Security threats are on the increase as voice applications move to converged networks where devices are connected to the IP network.
As a result, communication devices are more open to attacks designed to gain unauthorized access to stored messages, call history records, configuration files, interactive voice response scripts, and log files.
Communications integrator NSC account executive Bob Struthers said threats include eavesdropping, which in the data world involves sniffing network packets for data that can be interpreted in real time.
In the converged space, he said, the new eavesdropping threat involves sniffing voice conversations.
One method of dealing with this threat is encryption, but Struthers said encryption without authentication and authorization techniques is not sufficient.
“Integrity threats are based on the insertion of bogus content in files or communication streams; attackers may insert malicious or misleading data into unprotected files,” Struthers said.
“Other threats involve an attacker spoofing the identity of a valid user to gain access to systems and operate with the full privileges of the impersonated user.”
To deal with integrity threats, authentication and signing techniques for users, devices and applications are essential before accessing converged networking resources.
“For example, phones that are connected to a network should be authenticated prior to allowing access to feature servers that enable placing calls,” he said.
Another threat to converged networks is Distributed Denial of Service (DDoS) allowing an attacker to gain control of multiple computers to simultaneously attack a single target.

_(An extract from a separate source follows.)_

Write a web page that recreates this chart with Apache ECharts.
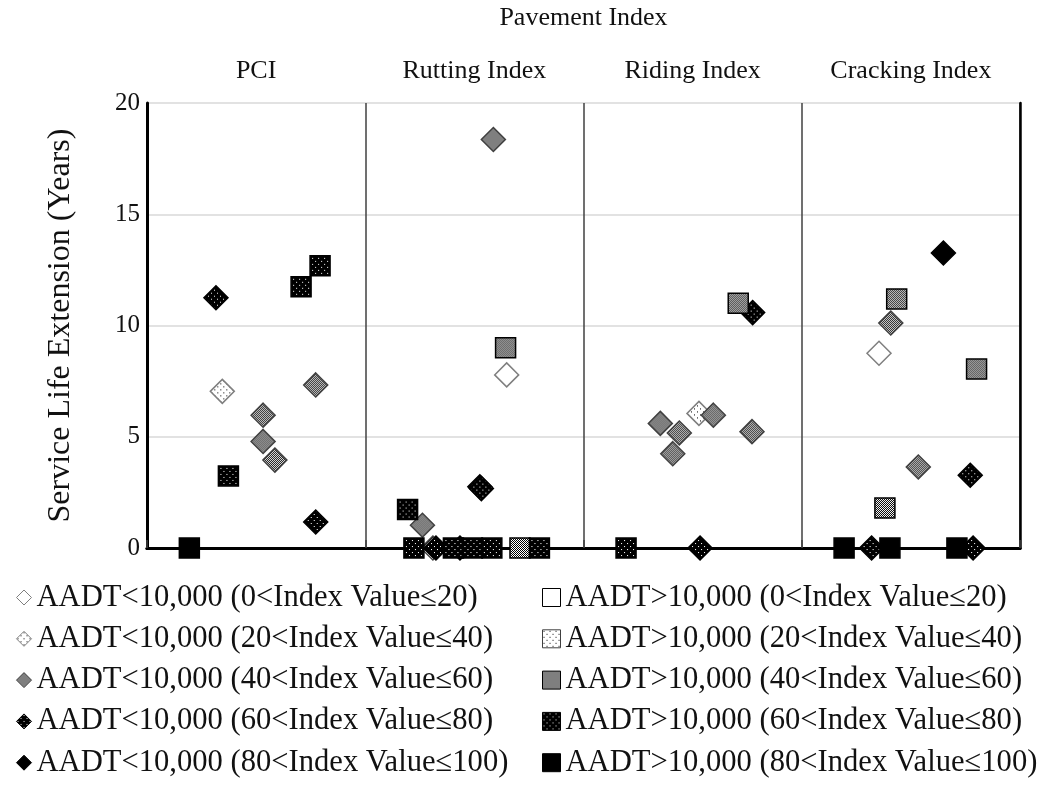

“This type of DoS attack is more difficult to thwart because the perpetrators are more numerous; they can take the form of ICMP floods, TCP SYN floods, and UDP floods,” he said.
Struthers said implementations should follow the Internet Engineering Task Force (IETF) Site Security Handbook RFCs 1918 and 2827.
NSC is working closely with the Australian National University to meet the security protocols on a major convergent network rollout.
The ANU is implementing a US$3 million IP communications network over the next three years.